OSU welcomes the first cohort of the Ethiopian LMG Delegation
Thursday, October 27, 2022
Media Contact: Kelli Norton | Communication Specialist | 405-744-5496 | email@example.com
Oklahoma State University recently welcomed a delegation of 28 Ethiopian higher education administrators to Stillwater as part of a U.S. Department of State grant to offer a professional development training seminar for higher education administrators in Ethiopia.
The program, entitled the Ethiopian Higher Education Leadership, Management and Governance Program (LMG), is funded by the U.S. Embassy in Ethiopia, and is a collaboration of Oklahoma State University, Ohio State University and Texas Tech University.
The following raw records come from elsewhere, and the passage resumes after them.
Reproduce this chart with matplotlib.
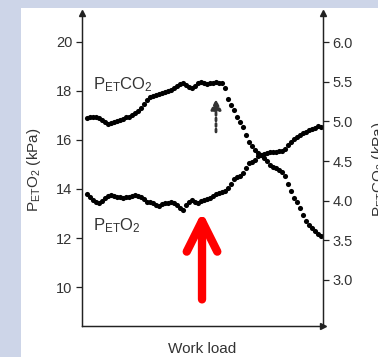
import matplotlib.pyplot as plt
import numpy as np
from matplotlib.patches import Rectangle

plt.rcParams['font.family'] = ['Liberation Sans', 'DejaVu Sans']
plt.rcParams['mathtext.fontset'] = 'custom'
plt.rcParams['mathtext.rm'] = 'Liberation Sans'
plt.rcParams['mathtext.it'] = 'Liberation Sans:italic'

# breath-by-breath end-tidal values over an incremental work load
co2_kpa = [5.04, 5.05, 5.05, 5.05, 5.04, 5.02, 4.99, 4.97, 4.98, 4.99,
           5.00, 5.02, 5.03, 5.05, 5.05, 5.08, 5.10, 5.13, 5.17, 5.22,
           5.27, 5.31, 5.32, 5.33, 5.34, 5.36, 5.37, 5.38, 5.39, 5.42,
           5.45, 5.47, 5.48, 5.46, 5.43, 5.42, 5.45, 5.48, 5.50, 5.48,
           5.47, 5.48, 5.48, 5.50, 5.48, 5.48, 5.42, 5.28, 5.21, 5.14,
           5.05, 4.99, 4.93, 4.83, 4.74, 4.69, 4.64, 4.60, 4.58, 4.54,
           4.50, 4.45, 4.42, 4.41, 4.39, 4.36, 4.31, 4.21, 4.12, 4.03,
           3.98, 3.91, 3.82, 3.74, 3.69, 3.65, 3.62, 3.58, 3.55]

o2_kpa = [13.81, 13.69, 13.57, 13.48, 13.44, 13.52, 13.65, 13.73, 13.77, 13.73,
          13.69, 13.69, 13.65, 13.69, 13.69, 13.73, 13.77, 13.73, 13.69, 13.61,
          13.48, 13.48, 13.44, 13.36, 13.32, 13.40, 13.44, 13.44, 13.48, 13.44,
          13.36, 13.24, 13.16, 13.36, 13.48, 13.57, 13.48, 13.44, 13.52, 13.57,
          13.61, 13.65, 13.73, 13.81, 13.85, 13.89, 13.93, 14.06, 14.22, 14.39,
          14.47, 14.55, 14.67, 14.84, 15.04, 15.12, 15.20, 15.33, 15.37, 15.41,
          15.45, 15.49, 15.49, 15.49, 15.53, 15.53, 15.62, 15.78, 15.90, 16.02,
          16.11, 16.19, 16.27, 16.31, 16.39, 16.43, 16.48, 16.56, 16.52]

o2_ticks = [10, 12, 14, 16, 18, 20]
co2_ticks = [3.0, 3.5, 4.0, 4.5, 5.0, 5.5, 6.0]

load = np.arange(len(co2_kpa))

fig = plt.figure(figsize=(3.78, 3.57), dpi=100)
fig.patch.set_facecolor('#cdd5e8')
fig.patches.append(Rectangle((21 / 378, 0), 1, 349 / 357, transform=fig.transFigure,
                             facecolor='white', edgecolor='none', zorder=-1))

ax = fig.add_axes([82 / 378, 31 / 357, 241 / 378, 313 / 357])
ax.set_facecolor('none')
ax2 = ax.twinx()

txt = '#333333'
spine_c = '#222222'

ax.plot(load, o2_kpa, 'o', color='black', ms=3.7, mec='none')
ax2.plot(load, co2_kpa, 'o', color='black', ms=3.7, mec='none')

ax.set_xlim(-1.67, 78.67)
ax.set_ylim(8.41, 21.18)
ax2.set_ylim(2.42, 6.366)
ax.set_yticks(o2_ticks)
ax.set_yticklabels([str(t) for t in o2_ticks])
ax2.set_yticks(co2_ticks)
ax2.set_yticklabels(['%.1f' % t for t in co2_ticks])
ax.set_xticks([])

for a in (ax, ax2):
    a.spines['top'].set_visible(False)
    for s in ('left', 'right', 'bottom'):
        a.spines[s].set_color(spine_c)
        a.spines[s].set_linewidth(0.9)
    a.tick_params(axis='y', length=4, width=0.9, color=spine_c, labelsize=10.5,
                  labelcolor=txt, pad=3)

ax.set_xlabel('Work load', fontsize=11, color=txt)
ax.xaxis.set_label_coords(0.5, -0.05)
ax.xaxis.label.set_va('top')
ax.set_ylabel('P$_{\\mathrm{ET}}$O$_2$ (kPa)', fontsize=11, color=txt)
ax.yaxis.set_label_coords(-0.162, 0.5)
ax2.set_ylabel('P$_{\\mathrm{ET}}$CO$_2$ (kPa)', fontsize=11, color=txt)
ax2.yaxis.set_label_coords(1.195, 0.5)

# arrow heads at the ends of the axes
for x, y, m in ((0, 1, '^'), (1, 1, '^'), (1, 0, '>')):
    ax.plot(x, y, m, color=spine_c, ms=4, transform=ax.transAxes, clip_on=False)

ax.text(0.045, 0.755, 'P$_{\\mathrm{ET}}$CO$_2$', transform=ax.transAxes,
        fontsize=12, color=txt)
ax.text(0.045, 0.305, 'P$_{\\mathrm{ET}}$O$_2$', transform=ax.transAxes,
        fontsize=12, color=txt)

# dotted arrow where CO2 starts to fall
ax.annotate('', xy=(0.556, 0.725), xytext=(0.556, 0.62), xycoords='axes fraction',
            arrowprops=dict(arrowstyle='-|>,head_length=0.6,head_width=0.3',
                            color='#333333', lw=2, linestyle=(0, (1, 1)),
                            shrinkA=0, shrinkB=0, mutation_scale=10))

# red arrow marking the threshold
ax.annotate('', xy=(0.498, 0.365), xytext=(0.498, 0.085), xycoords='axes fraction',
            arrowprops=dict(arrowstyle='->,head_length=22,head_width=11',
                            color='#ff0000', lw=6, capstyle='round', joinstyle='round',
                            shrinkA=0, shrinkB=0, mutation_scale=1))

fig.savefig('out.png', dpi=100, facecolor=fig.get_facecolor())
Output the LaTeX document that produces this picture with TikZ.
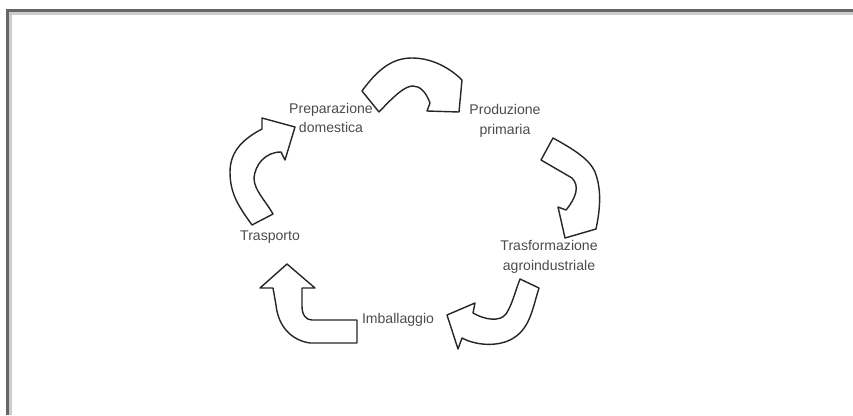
\documentclass[tikz,border=0pt]{standalone}
\usepackage{fontspec}
\setmainfont{Liberation Sans}
\tikzset{
	lbl/.style={font=\fontsize{12}{17}\selectfont, align=center, text=black!70, inner sep=0pt},
	blockarrow/.style={draw=black!85, line width=1.2pt, fill=white, line join=round},
}
\begin{document}
\begin{tikzpicture}[x=0.03cm, y=-0.03cm]
		\useasboundingbox (0,0) rectangle (853,415);
		% frame
		\draw[black!60, line width=0.09cm] (7.5,415) -- (7.5,10.5) -- (853,10.5);
		\draw[black!20, line width=0.09cm] (10.5,415) -- (10.5,13.5) -- (853,13.5);
		% stages
		\node[lbl] (prep) at (331,118) {Preparazione\\domestica};
		\node[lbl] (prod) at (505,121) {Produzione\\primaria};
		\node[lbl] (trasf) at (549,257) {Trasformazione\\agroindustriale};
		\node[lbl] (imb) at (398,320) {Imballaggio};
		\node[lbl] (trasp) at (270,237) {Trasporto};
		% arrows
		\filldraw[blockarrow] (362,91) .. controls (380,66) and (395,58) .. (412,58) .. controls (432,58) and (450,68) .. (462,80) -- (459,112) -- (427,111) -- (430,103) .. controls (426,92) and (420,86) .. (413,86) .. controls (405,86) and (395,95) .. (379,112) -- cycle;
		\filldraw[blockarrow] (553,138) .. controls (575,150) and (590,160) .. (595,172) .. controls (602,190) and (600,210) .. (596,229) -- (565,238) -- (558,207) -- (566,210) .. controls (576,198) and (580,186) .. (572,178) -- (541,160) -- cycle;
		\filldraw[blockarrow] (520,279) -- (539,288) .. controls (532,310) and (530,330) .. (510,340) .. controls (495,347) and (475,345) .. (462,338) -- (458,349) -- (447,315) -- (475,303) -- (473,313) .. controls (485,320) and (500,322) .. (506,314) .. controls (512,305) and (515,292) .. (520,279) -- cycle;
		\filldraw[blockarrow] (357,320) -- (357,343) -- (310,343) .. controls (290,340) and (278,325) .. (276,305) -- (273,288) -- (260,288) -- (287,264) -- (315,288) -- (302,288) -- (302,306) .. controls (302,315) and (306,320) .. (312,320) -- cycle;
		\filldraw[blockarrow] (252,225) .. controls (240,208) and (230,195) .. (230,172) .. controls (230,150) and (245,138) .. (262,129) -- (262,118) -- (295,127) -- (285,160) -- (281,152) .. controls (265,152) and (255,165) .. (254,178) .. controls (254,190) and (265,200) .. (273,214) -- cycle;
	\end{tikzpicture}
\end{document}
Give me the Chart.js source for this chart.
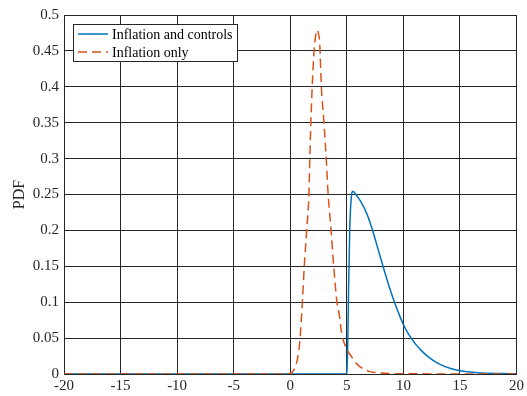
<!DOCTYPE html>
<html>
<head>
<meta charset="utf-8">
<script src="https://cdn.jsdelivr.net/npm/chart.js@4.4.1/dist/chart.umd.min.js"></script>
<style>
  html, body { margin: 0; padding: 0; background: #fff; }
  #wrap { width: 527px; height: 396px; }
</style>
</head>
<body>
<div id="wrap"><canvas id="pdfChart" width="527" height="396"></canvas></div>
<script>
// values
var ctrlX = [-20, 4.97, 5.0, 5.09, 5.17, 5.26, 5.38, 5.55, 5.81, 6.2, 6.8, 7.2, 7.54, 8.18, 8.7, 9.28, 9.71, 10.0, 10.43, 11.01, 11.53, 12.2, 13.1, 14.26, 15, 16.6, 18.7, 20];
var ctrlY = [0, 0, 0.002, 0.048, 0.132, 0.201, 0.243, 0.2546, 0.2496, 0.241, 0.222, 0.204, 0.186, 0.151, 0.124, 0.097, 0.0796, 0.069, 0.0563, 0.043, 0.0336, 0.0239, 0.0145, 0.0072, 0.0046, 0.0019, 0.0006, 0.0002];
var inflX = [-20, -1, 0, 0.29, 0.66, 0.87, 1.07, 1.24, 1.45, 1.65, 1.73, 1.82, 1.94, 2.11, 2.25, 2.37, 2.48, 2.6, 2.75, 2.98, 3.18, 3.35, 3.61, 3.84, 4.13, 4.36, 4.54, 4.9, 5.38, 5.95, 6.97, 8.1, 10, 20];
var inflY = [0, 0, 0.001, 0.005, 0.023, 0.05, 0.1, 0.15, 0.2, 0.25, 0.3, 0.35, 0.4, 0.45, 0.472, 0.479, 0.475, 0.462, 0.40, 0.35, 0.30, 0.25, 0.2, 0.15, 0.1, 0.08, 0.057, 0.038, 0.025, 0.013, 0.0037, 0.0014, 0.0003, 0];
var xTicks = [-20, -15, -10, -5, 0, 5, 10, 15, 20];
var yTicks = [0, 0.05, 0.1, 0.15, 0.2, 0.25, 0.3, 0.35, 0.4, 0.45, 0.5];
var seriesNames = ["Inflation and controls", "Inflation only"];

function pts(xs, ys) {
    return xs.map(function(x, i) { return { x: x, y: ys[i] }; });
}

var serif = "'Liberation Serif', 'Times New Roman', serif";

// legend box drawn inside the plot, top-left, like matlab
var boxLegend = {
    id: "boxLegend",
    afterDraw: function(chart) {
        var c = chart.ctx, a = chart.chartArea;
        var x0 = a.left + 9, y0 = a.top + 9, w = 164, h = 37;
        c.save();
        c.fillStyle = "#fff";
        c.fillRect(x0, y0, w, h);
        c.strokeStyle = "#262626";
        c.lineWidth = 1;
        c.strokeRect(x0 + 0.5, y0 + 0.5, w, h);
        c.font = "14px " + serif;
        c.textBaseline = "middle";
        chart.data.datasets.forEach(function(ds, i) {
            var yy = y0 + 10 + i * 18;
            c.strokeStyle = ds.borderColor;
            c.lineWidth = 1.5;
            c.setLineDash(ds.borderDash || []);
            c.beginPath();
            c.moveTo(x0 + 5, yy);
            c.lineTo(x0 + 35, yy);
            c.stroke();
            c.setLineDash([]);
            c.fillStyle = "#000";
            c.fillText(ds.label, x0 + 39, yy + 1);
        });
        c.restore();
    }
};

var ctx = document.getElementById("pdfChart").getContext("2d");
var pdfChart = new Chart(ctx, {
    type: "line",
    data: {
        datasets: [{
            label: seriesNames[0],
            data: pts(ctrlX, ctrlY),
            borderColor: "#0072BD",
            borderWidth: 1.5,
            pointRadius: 0,
            cubicInterpolationMode: "monotone",
            fill: false,
            order: 1
        }, {
            label: seriesNames[1],
            data: pts(inflX, inflY),
            borderColor: "#D95319",
            borderWidth: 1.5,
            borderDash: [9, 5],
            pointRadius: 0,
            cubicInterpolationMode: "monotone",
            fill: false,
            order: 0
        }]
    },
    options: {
        responsive: false,
        animation: false,
        layout: { padding: { top: 15, right: 9, left: 10, bottom: 0 } },
        plugins: { legend: { display: false }, tooltip: { enabled: false } },
        scales: {
            x: {
                type: "linear",
                min: -20, max: 20,
                afterBuildTicks: function(s) { s.ticks = xTicks.map(function(v) { return { value: v }; }); },
                afterFit: function(s) { s.height = 22; },
                grid: { color: "#262626", lineWidth: 1, drawTicks: false },
                border: { color: "#262626", width: 1 },
                ticks: {
                    color: "#262626", padding: 3, maxRotation: 0,
                    font: { family: serif, size: 15 },
                    callback: function(v) { return String(v); }
                }
            },
            y: {
                min: 0, max: 0.5,
                afterBuildTicks: function(s) { s.ticks = yTicks.map(function(v) { return { value: v }; }); },
                afterFit: function(s) { s.width = 54; },
                grid: { color: "#262626", lineWidth: 1, drawTicks: false },
                border: { color: "#262626", width: 1 },
                title: { display: true, text: "PDF", color: "#262626", padding: 0, font: { family: serif, size: 16 } },
                ticks: {
                    color: "#262626", padding: 5,
                    font: { family: serif, size: 15 },
                    callback: function(v) { return String(v); }
                }
            }
        }
    },
    plugins: [boxLegend]
});
</script>
</body>
</html>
The collaboration will last three years, during which two separate cohorts of senior leadership of Ethiopian universities will visit each of the three campuses, as well as participate in in-country workshops on university leadership and governance.
The first cohort from the LMG program was comprised of presidents and vice presidents of 23 different Ethiopian universities, as well as senior leadership from the Ethiopian Ministry of Education.
During their time at OSU, the delegation met with several OSU leaders, including OSU President Kayse Shrum; OSU Provost Jeanette Mendez; Chad Weiberg, vice president and athletic director; Dr. Paul Tikalsky, dean of the College of Engineering, Architecture and Technology; Oklahoma A&M Regents CEO Jason Ramsey; and others.
The leadership at OSU provided unique insights into how a land-grant university began and continues to fulfill its mission.
Dr. Shrum conveyed the challenges she has faced as a new university president and how to inspire, lead and focus those around her to achieve the universities mission; Dr. Mendez touched on her experience as a woman in an educational leadership position and how to foster an environment of diversity; and Dr. Kenneth Sewell, vice president of research, discussed the relevant research conducted at OSU to carry on the legacy of a land grant university.
To better understand the role of faculty governance in the U.S., the delegation attended an OSU Faculty Council meeting and met the leadership of the Faculty Council to gain understanding on the role and responsibilities of the faculty in university governance. The delegation also toured OSU’s state-of-the-art facilities, such as the Endeavor Lab and the Food and Agricultural Products Center.
“We are delighted that we have been able to welcome these delegates to OSU’s campus,” said Dr. Randy Kluver, associate provost and dean of the School of Global Studies and Partnerships. “Most of them are very familiar with OSU’s history and legacy in Ethiopia, and now have direct experience on the campus which had such a profound impact on higher education in Ethiopia.”
Before leaving Oklahoma, the participants traveled to the Hamm Institute for American Energy in Oklahoma City to see practical, global solutions currently being developed. Jerome Loughridge, senior vice president of operations, took the delegation on a tour of the facilities and showed the groundbreaking work done at the institute.
OSU’s relationship with Ethiopia began in 1951, when Oklahoma A&M College (now OSU) President Henry G. Bennett was tapped by President Harry S. Truman to head the Point IV Program, a technical assistance program now known as the U.S. Agency for International Development (USAID). As a part of a contract signed with the Ethiopian government, dozens of OSU faculty and staff moved to Ethiopia to establish two of the nation’s top universities: Haramaya University and Jimma University.
Planning for the program began several years ago, but implementation was delayed by the onset of the COVID-19 pandemic and ongoing conflict within Ethiopia. The second cohort of the delegation is expected to visit OSU in the fall of 2023.